Thursday, March 31, 2016
Forget helicopters, the US Army is going with real-life hoverbikes - Charles D'Alberto
The US Department of Defense has struck a deal with UK-based Malloy Aeronautics to develop and build hoverbike vehicles in the States.
Malloy's current Hoverbike prototype, which is a one-third scale model, is meant to act like a helicopter, but better. It's engineered without any of the problems associated with a typical helicopter's design. A hoverbike, for instance, has guarded rotors so that it won't dice up humans or other things.
It's also more cost effective, maneuverable in tight spaces, and has options to operate it autonomously or with a human pilot.
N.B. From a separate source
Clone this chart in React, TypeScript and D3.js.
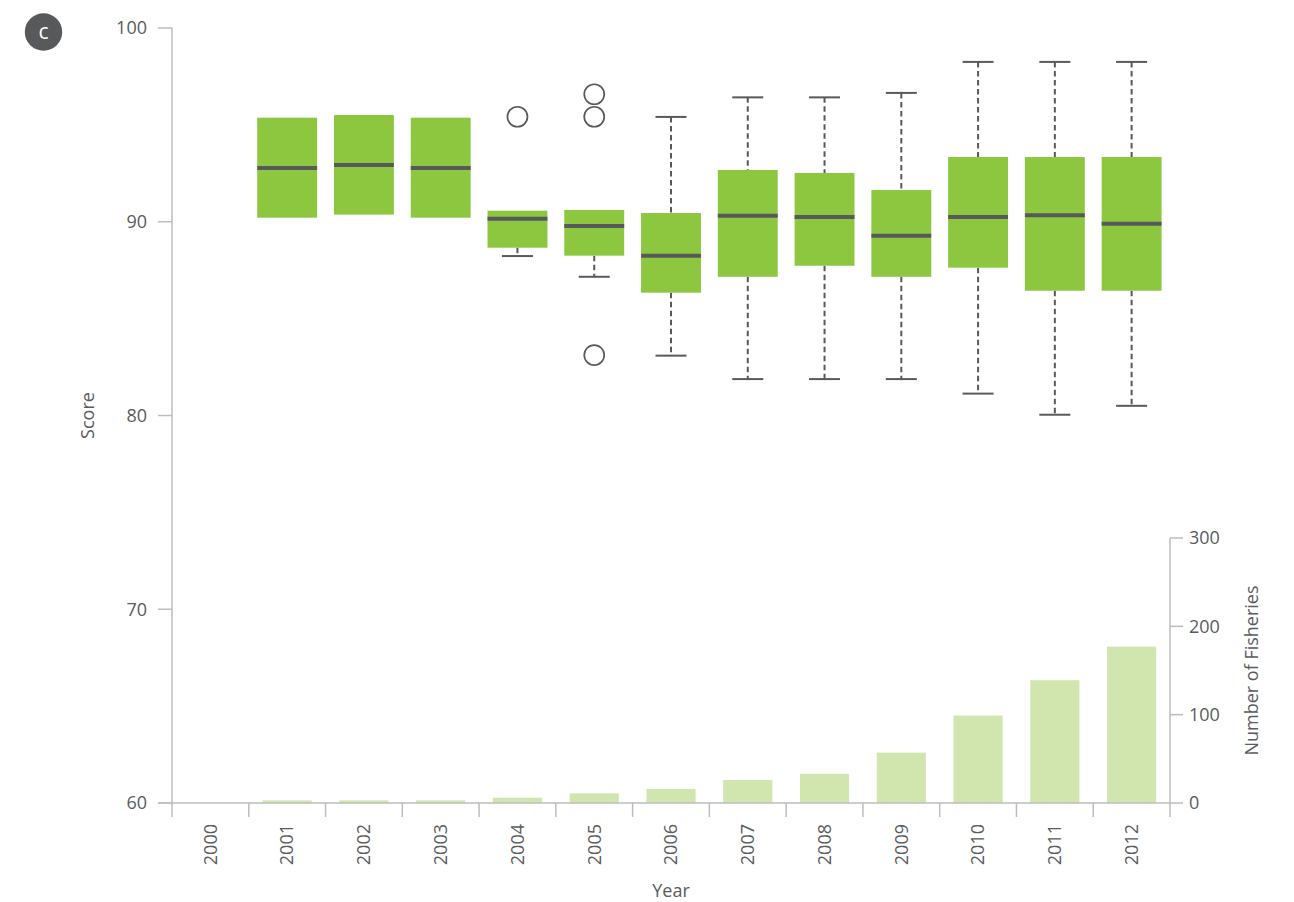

Malloy is working with US-based Survice, which specialises in defense research and development, to actually develop the hoverbike in Maryland, according to Reuters.
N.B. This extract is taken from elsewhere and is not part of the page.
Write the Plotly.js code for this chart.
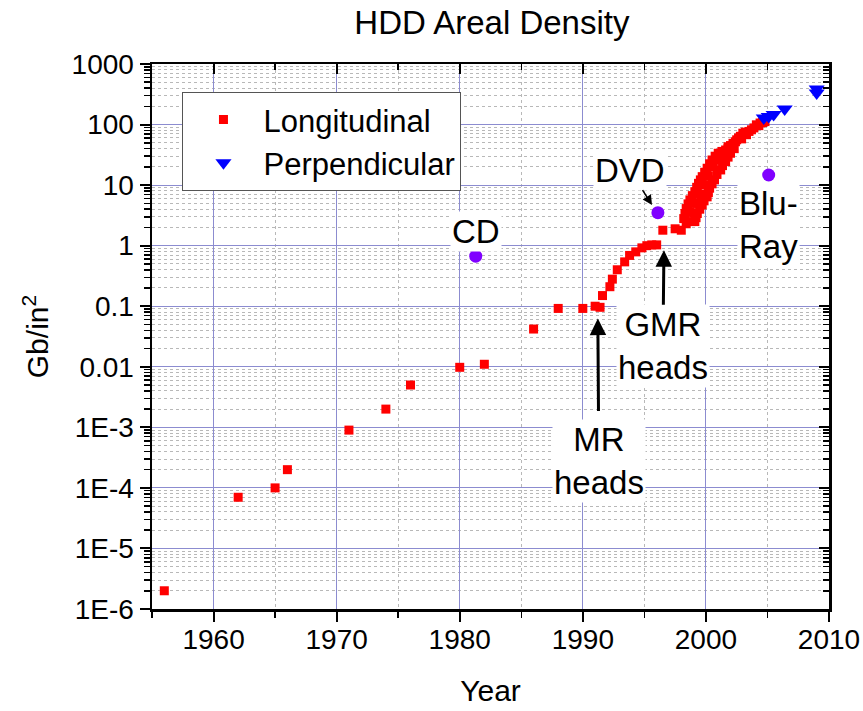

The developers of the hoverbike said the vehicle's low cost and size makes it ideal for operations such as search and rescue missions, first-responder situations, and getting into confined spaces. Their scale-version prototype, which you can see in the video below, includes a humanoid figure with a head-mounted camera.
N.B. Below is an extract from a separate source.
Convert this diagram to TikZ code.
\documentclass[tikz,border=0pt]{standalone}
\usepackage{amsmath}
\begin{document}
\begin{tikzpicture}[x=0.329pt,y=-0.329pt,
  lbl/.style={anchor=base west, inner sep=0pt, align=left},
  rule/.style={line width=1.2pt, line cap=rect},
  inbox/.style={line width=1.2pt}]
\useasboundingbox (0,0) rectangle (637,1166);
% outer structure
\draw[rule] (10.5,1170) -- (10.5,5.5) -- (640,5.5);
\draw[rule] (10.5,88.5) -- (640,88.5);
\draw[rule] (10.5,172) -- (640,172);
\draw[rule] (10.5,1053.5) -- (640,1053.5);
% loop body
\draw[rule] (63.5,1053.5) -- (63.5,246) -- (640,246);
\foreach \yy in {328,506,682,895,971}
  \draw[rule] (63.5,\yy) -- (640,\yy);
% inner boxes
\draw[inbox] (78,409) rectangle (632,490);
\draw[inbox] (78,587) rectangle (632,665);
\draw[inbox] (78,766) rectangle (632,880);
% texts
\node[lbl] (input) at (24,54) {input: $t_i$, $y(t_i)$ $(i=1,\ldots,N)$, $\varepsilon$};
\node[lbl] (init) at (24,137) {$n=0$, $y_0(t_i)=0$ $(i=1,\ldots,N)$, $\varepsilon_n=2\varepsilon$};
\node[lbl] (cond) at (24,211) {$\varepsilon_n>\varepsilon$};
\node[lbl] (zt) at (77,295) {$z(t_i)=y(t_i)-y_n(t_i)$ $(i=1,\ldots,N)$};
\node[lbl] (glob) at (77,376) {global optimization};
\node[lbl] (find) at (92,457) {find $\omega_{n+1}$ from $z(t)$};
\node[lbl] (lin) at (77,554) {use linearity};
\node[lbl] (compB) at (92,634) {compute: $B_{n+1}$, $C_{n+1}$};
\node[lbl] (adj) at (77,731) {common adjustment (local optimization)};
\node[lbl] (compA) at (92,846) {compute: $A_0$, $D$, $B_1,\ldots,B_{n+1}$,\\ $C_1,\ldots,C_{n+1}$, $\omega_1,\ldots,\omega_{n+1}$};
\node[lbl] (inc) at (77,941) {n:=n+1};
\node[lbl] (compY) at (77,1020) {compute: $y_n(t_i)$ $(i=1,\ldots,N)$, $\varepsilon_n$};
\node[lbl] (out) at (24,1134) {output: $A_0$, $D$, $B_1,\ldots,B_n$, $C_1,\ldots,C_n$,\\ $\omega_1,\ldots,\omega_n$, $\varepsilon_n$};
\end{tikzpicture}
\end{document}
Malloy and Survice will first develop a full-scale version of their protoype, then construct new prototypes that meet military requirements, and finally, they'll be able to develop hoverbikes for the US Army, which will be used as a multi-role tactical reconnaissance vehicles that support both military and humanitarian missions.
The Department of Defense is interested in Hoverbike technology, Reuters said, because it can support "multiple roles".